Kurtzman, 403 U. S. 602,
403 U. S. 661
(1971), and
Committee for Public Education & Religious
Liberty v. Nyquist, 413 U. S. 756,
413 U. S. 813
(1973), I have long disagreed with the Court's interpretation and
application of the Establishment Clause in the context of state aid
to private schools. For the reasons stated in those dissents, I am
firmly of the belief that the Court's decisions in these cases,
like its decisions in
Lemon and
Nyquist, are "not
required by the First Amendment and [are] contrary to the
long-range interests of the country." 413 U.S. at
413 U. S. 820.
For those same reasons, I am satisfied that what the States have
sought to do in these cases is well within their authority and is
not forbidden by the Establishment Clause. Hence, I dissent, and
would reverse the judgment in each of these cases.
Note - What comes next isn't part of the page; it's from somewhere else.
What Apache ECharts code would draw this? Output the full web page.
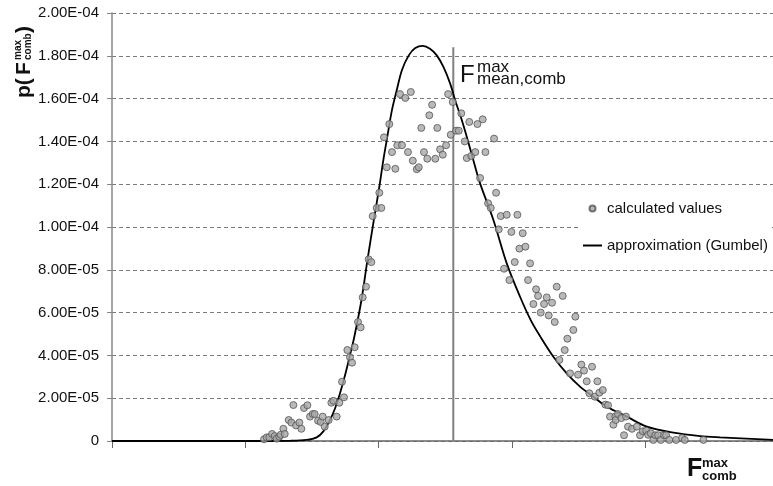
<!DOCTYPE html>
<html>
<head>
<meta charset="utf-8">
<script src="https://cdn.jsdelivr.net/npm/echarts@6/dist/echarts.min.js"></script>
<style>
  html, body { margin: 0; padding: 0; background: #fff; }
  #chart { width: 773px; height: 486px; }
</style>
</head>
<body>
<div id="chart"></div>
<script>
// calculated values (x in axis units, y in probability density)
var calcX = [1.141,1.161,1.180,1.201,1.221,1.236,1.256,1.266,1.286,1.296,1.326,1.346,1.361,1.381,1.406,1.421,1.441,1.466,1.486,1.506,1.521,1.546,1.566,1.581,1.596,1.626,1.646,1.661,1.686,1.706,1.726,1.741,1.766,1.786,1.801,1.821,1.846,1.866,1.881,1.906,1.926,1.946,1.956,1.986,2.006,2.021,2.041,2.062,2.081,2.101,2.126,2.141,2.161,2.176,2.201,2.221,2.242,2.257,2.287,2.302,2.321,2.341,2.366,2.381,2.402,2.426,2.441,2.462,2.482,2.507,2.522,2.542,2.557,2.582,2.602,2.621,2.647,2.662,2.681,2.696,2.726,2.742,2.762,2.782,2.802,2.822,2.842,2.867,2.882,2.902,2.917,2.942,2.962,2.982,2.997,3.022,3.042,3.057,3.082,3.102,3.122,3.137,3.162,3.182,3.197,3.217,3.242,3.262,3.277,3.302,3.322,3.337,3.357,3.382,3.397,3.417,3.437,3.462,3.477,3.497,3.522,3.542,3.562,3.582,3.602,3.623,3.642,3.657,3.683,3.702,3.722,3.737,3.762,3.777,3.780,3.797,3.822,3.842,3.857,3.872,3.902,3.938,3.962,3.983,4.008,4.023,4.043,4.062,4.077,4.098,4.118,4.143,4.158,4.182,4.233,4.278,4.298,4.438];
var calcY = [0.08e-5,0.17e-5,0.17e-5,0.33e-5,0.23e-5,0.11e-5,0.20e-5,0.29e-5,0.57e-5,0.33e-5,0.98e-5,0.86e-5,1.68e-5,0.73e-5,0.86e-5,0.57e-5,1.54e-5,1.67e-5,1.14e-5,1.26e-5,1.26e-5,0.95e-5,0.89e-5,1.14e-5,0.67e-5,0.98e-5,1.79e-5,1.88e-5,1.14e-5,1.79e-5,2.77e-5,2.04e-5,4.25e-5,3.91e-5,3.66e-5,4.38e-5,5.56e-5,5.31e-5,6.71e-5,7.21e-5,8.49e-5,8.36e-5,10.51e-5,10.89e-5,11.60e-5,10.89e-5,14.19e-5,12.79e-5,14.81e-5,13.50e-5,12.72e-5,13.82e-5,16.21e-5,13.82e-5,16.03e-5,13.50e-5,16.31e-5,13.10e-5,12.70e-5,12.79e-5,14.63e-5,13.50e-5,13.19e-5,15.22e-5,15.71e-5,13.19e-5,14.63e-5,13.63e-5,13.38e-5,13.82e-5,16.21e-5,14.31e-5,15.84e-5,14.50e-5,14.50e-5,15.31e-5,14.00e-5,13.22e-5,14.91e-5,13.32e-5,13.50e-5,14.81e-5,12.29e-5,15.03e-5,13.50e-5,11.11e-5,10.89e-5,14.13e-5,11.60e-5,9.89e-5,10.51e-5,8.05e-5,10.57e-5,7.52e-5,9.77e-5,8.36e-5,10.57e-5,8.99e-5,9.71e-5,9.08e-5,7.52e-5,8.30e-5,6.40e-5,7.09e-5,6.78e-5,6.00e-5,6.40e-5,6.71e-5,5.87e-5,6.46e-5,5.56e-5,7.21e-5,3.79e-5,6.78e-5,4.25e-5,4.78e-5,3.16e-5,5.19e-5,5.81e-5,3.10e-5,3.57e-5,3.29e-5,2.79e-5,2.23e-5,3.47e-5,2.07e-5,2.79e-5,2.26e-5,2.38e-5,1.70e-5,1.67e-5,1.14e-5,0.76e-5,1.14e-5,0.98e-5,1.26e-5,1.07e-5,0.27e-5,1.14e-5,0.67e-5,0.57e-5,0.67e-5,0.27e-5,0.45e-5,0.48e-5,0.29e-5,0.36e-5,0.05e-5,0.27e-5,0.27e-5,0.05e-5,0.27e-5,0.27e-5,0.05e-5,0.05e-5,0.14e-5,0.05e-5,0.05e-5];

// approximation (Gumbel)
var fitX = [0,1.036,1.336,1.461,1.536,1.586,1.636,1.674,1.711,1.749,1.786,1.816,1.872,1.917,1.965,2.006,2.036,2.066,2.101,2.137,2.176,2.227,2.276,2.332,2.386,2.437,2.486,2.537,2.576,2.617,2.662,2.711,2.762,2.862,2.962,3.062,3.142,3.212,3.312,3.412,3.512,3.612,3.713,3.863,4.013,4.212,4.413,4.563,4.961];
var fitY = [0,0,0.01e-5,0.05e-5,0.17e-5,0.45e-5,0.98e-5,1.53e-5,2.23e-5,3.08e-5,4.02e-5,4.80e-5,6.59e-5,8.46e-5,10.33e-5,11.88e-5,13.13e-5,14.22e-5,15.47e-5,16.40e-5,17.34e-5,18.02e-5,18.36e-5,18.46e-5,18.33e-5,18.02e-5,17.49e-5,16.71e-5,15.90e-5,15.15e-5,14.22e-5,13.13e-5,12.04e-5,10.33e-5,8.30e-5,6.74e-5,5.65e-5,4.90e-5,3.94e-5,3.16e-5,2.54e-5,2.07e-5,1.60e-5,1.14e-5,0.67e-5,0.39e-5,0.23e-5,0.17e-5,0.05e-5];

// mean value marker
var meanX = 2.561;
var meanTop = 18.4e-5;

// axes
var xMax = 4.96;
var xTicks = [0, 1, 2, 3, 4];
var yMax = 2.0e-4;
var yStep = 2.0e-5;

var FONT = '"Liberation Sans", Arial, sans-serif';
var NONE = 'rgba(0,0,0,0)';

function zip(a, b) {
  var out = [];
  for (var i = 0; i < a.length; i++) out.push([a[i], b[i]]);
  return out;
}

function sciLabel(v) {
  if (Math.abs(v) < 1e-12) return '0';
  var s = v.toExponential(2).toUpperCase();
  return s.replace(/E([+-])(\d)$/, 'E$10$2');
}

function label(x, y, text, font, rot) {
  return {
    type: 'text', x: x, y: y, rotation: rot || 0, silent: true,
    style: { text: text, font: font, fill: '#111', align: 'left', verticalAlign: 'middle' }
  };
}

var chart = echarts.init(document.getElementById('chart'), null, { renderer: 'canvas' });

var R = Math.PI / 2;

chart.setOption({
  animation: false,
  backgroundColor: '#fff',
  textStyle: { fontFamily: FONT },
  grid: { left: 112, right: 0, top: 13, bottom: 45 },
  xAxis: {
    type: 'value',
    min: 0,
    max: xMax,
    interval: 1,
    axisLine: { show: true, onZero: false, lineStyle: { color: '#666', width: 1.5 } },
    axisTick: { show: true, length: 7, customValues: xTicks, lineStyle: { color: '#666', width: 1 } },
    axisLabel: { show: false },
    splitLine: { show: false }
  },
  yAxis: {
    type: 'value',
    min: 0,
    max: yMax,
    interval: yStep,
    axisLine: { show: true, lineStyle: { color: '#888', width: 1.5 } },
    axisTick: { show: true, length: 5, lineStyle: { color: '#888' } },
    axisLabel: {
      margin: 13,
      color: '#111',
      fontSize: 15,
      fontFamily: FONT,
      formatter: sciLabel
    },
    splitLine: { show: true, lineStyle: { color: '#7a7a7a', type: [4, 3], width: 1 } }
  },
  legend: {
    orient: 'vertical',
    left: 578,
    top: 199,
    itemWidth: 19,
    itemHeight: 6,
    itemGap: 22,
    padding: [2, 4, 6, 4],
    backgroundColor: '#fff',
    textStyle: { fontSize: 15, color: '#111', fontFamily: FONT },
    data: [
      { name: 'calculated values', icon: 'circle' },
      { name: 'approximation (Gumbel)', itemStyle: { color: NONE, borderColor: NONE, borderWidth: 0 } }
    ]
  },
  graphic: [
    // y axis title p(F max/comb)
    label(24, 98, 'p(', 'bold 21px ' + FONT, R),
    label(24, 75, 'F', 'bold 21px ' + FONT, R),
    label(18, 60, 'max', 'bold 10px ' + FONT, R),
    label(28, 60, 'comb', 'bold 10px ' + FONT, R),
    label(24, 33, ')', 'bold 21px ' + FONT, R),
    // x axis title
    label(687, 469, 'F', 'bold 25px ' + FONT),
    label(702, 463, 'max', 'bold 13px ' + FONT),
    label(702, 476, 'comb', 'bold 13px ' + FONT),
    // mean label
    label(460, 75, 'F', '24px ' + FONT),
    label(477, 67, 'max', '17px ' + FONT),
    label(477, 79, 'mean,comb', '17px ' + FONT)
  ],
  series: [
    {
      name: 'mean',
      type: 'line',
      data: [[meanX, 0], [meanX, meanTop]],
      symbol: 'none',
      silent: true,
      lineStyle: { color: '#808080', width: 2 },
      z: 1
    },
    {
      name: 'approximation (Gumbel)',
      type: 'line',
      data: zip(fitX, fitY),
      symbol: 'none',
      smooth: 0.35,
      lineStyle: { color: '#000', width: 1.8 },
      z: 2
    },
    {
      name: 'calculated values',
      type: 'scatter',
      data: zip(calcX, calcY),
      symbol: 'circle',
      symbolSize: 7,
      itemStyle: { color: '#a8a8a8', borderColor: '#555', borderWidth: 1 },
      z: 3
    }
  ]
});
</script>
</body>
</html>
* [This opinion applies also to No. 84-237,
Aguilar et al.
v. Felton et al., No. 84-238,
Secretary, United States
Department of Education v. Felton et al., and No. 84-239,
Chancellor of the Board of Education of the City of New York v.
Felton et al., post, p.
473 U. S.
402.]
JUSTICE REHNQUIST, dissenting.
I dissent for the reasons stated in my dissenting opinion in
Wallace v. Jaffree, 472 U. S. 38
(1985). The Court relies heavily on the principles of
Everson
v. Board of Education, 330 U. S. 1 (1947),
and
McCollum v. Board of Education, 333 U.
S. 203 (1948),
ante at
473 U. S.
381-382,
473 U. S. 390,
473 U.S. 391,
473 U. S. 392,
but declines
Page 473 U. S. 401
to discuss the faulty "wall" premise upon which those cases
rest. In doing so, the Court blinds itself to the first 150 years'
history of the Establishment Clause.
The Court today attempts to give content to the "effects" prong
of the
Lemon test by holding that a "symbolic link between
government and religion" creates an impermissible effect.
Ante at
473 U. S. 385.
But one wonders how the teaching of "Math Topics," "Spanish," and
"Gynmastics," which is struck down today, creates a greater
"symbolic link" than the municipal creche upheld in
Lynch v.
Donnelly, 465 U. S. 668
(1984), or the legislative chaplain upheld in
Marsh v.
Chambers, 463 U. S. 783
(1983).
A most unfortunate result of this case is that, to support its
holding, the Court, despite its disclaimers, impugns the integrity
of public school teachers. Contrary to the law and the teachers'
promises, they are assumed to be eager inculcators of religious
dogma,
see ante at
473 U. S.
387-389, requiring, in the Court's words, "ongoing
inspection."
Aguilar v. Felton, post, at
473 U. S. 412;
see ante at
473 U. S.
387-389. Not one instance of attempted religious
inculcation exists in the records of the school-aid cases decided
today, even though both the Grand Rapids and New York programs have
been in operation for a number of years. I would reverse.